Ни в редакционной статье Gerald, ни в заявлениях шерифа или шефа полиции имя Рубена Салазара не упоминалось ни разу. На деле Gerald с самого начала старалась игнорировать проблему Салазара. Даже в первой заметке о беспорядках в воскресенье, задолго до того как возникли «осложнения», классическая ментальность Gerald прослеживалась в заголовке через всю полосу: «Мирный митинг в Восточном Лос-Анджелесе обернулся кровавыми беспорядками. Один человек застрелен. Разграблены и сожжены дома». Фамилия Салазара коротко всплыла в заявлении представителя департамента шерифа округа Лос-Анджелес – спокойном и взвешенном заверении, что в Лагуна-парке в ходе кровавого столкновения полиции с боевиками неизвестными лицами был застрелен «репортер-ветеран». Вот вам и, пожалуйста, Рубен Салазар.
Вот вам и, пожалуйста, лос-анджелесская Gerald Examiner -поистине гнилая газетенка якобы с самым большим дневным тиражом в Америке. Как одно из немногих уцелевших изданий Херста, она служит извращенным целям, превратившись в памятник всего, что есть дешевого, продажного и порочного в журналистике. Трудно даже понять, как усохшее руководство Херста еще находит достаточно умственных калек, невежд и душевнобольных папистов, чтобы набрать штат гнилой газеты вроде Gerald. Но каким-то образом умудряется… А еще умудряется продавать уйму рекламы в своем монстре. А это значит, что газетенку действительно читают и, возможно, воспринимают всерьез сотни тысяч людей во втором по величине городе Америки.
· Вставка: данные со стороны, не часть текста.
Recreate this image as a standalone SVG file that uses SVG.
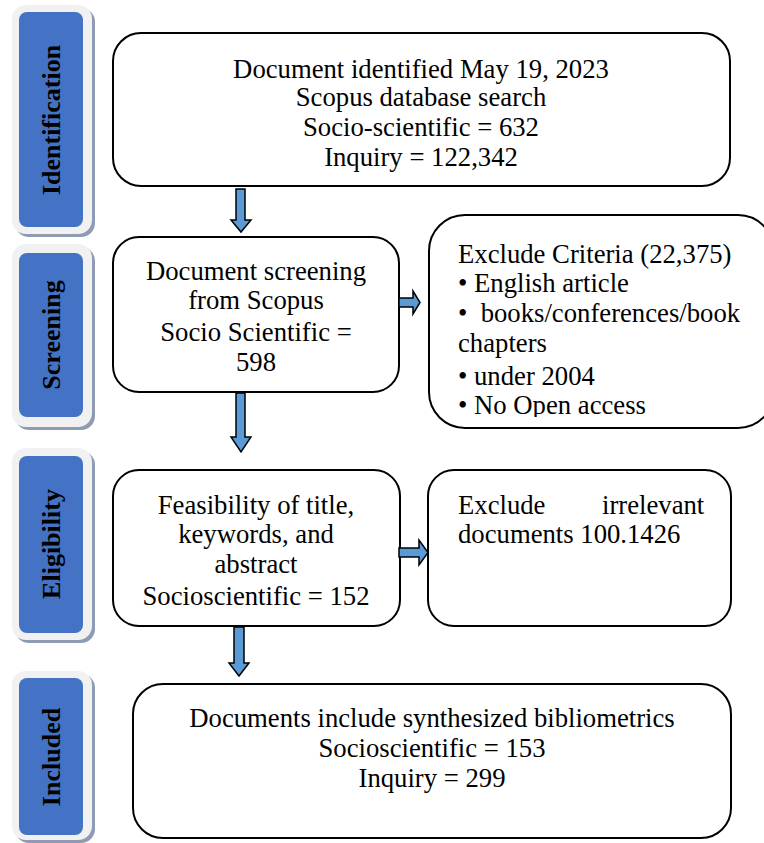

Сверху редакционной полосы, сразу за предостережением о Красной Угрозе, была помещена огромная карикатура, озаглавленная «На дне вещей». Изображен на ней был пылающий «коктейль Молотова», влетающий в окно, а на донышке бутылки (дно, понимаете?) скрещенные серп и молот. Сама редакционная статья преданно следовала обвинениям Дейвиса-Питчесса: «Многие диссиденты приехали сюда из других городов и штатов, чтобы присоединиться к агитаторам Лос-Анджелеса в разжигании крупных, заранее запланированных беспорядков. Холокост большего масштаба не разразился лишь благодаря храбрости и тактике помощников шерифа. Арестованных следует судить по строжайшей букве закона. Следует удвоить меры предосторожности, дабы предотвратить повторение столь преступной безответственности». Что Hearst Examiner до сих пор существует, многое говорит об умонастроениях в Лос-Анджелесе, – а еще, возможно, об убийстве Рубена Салазара.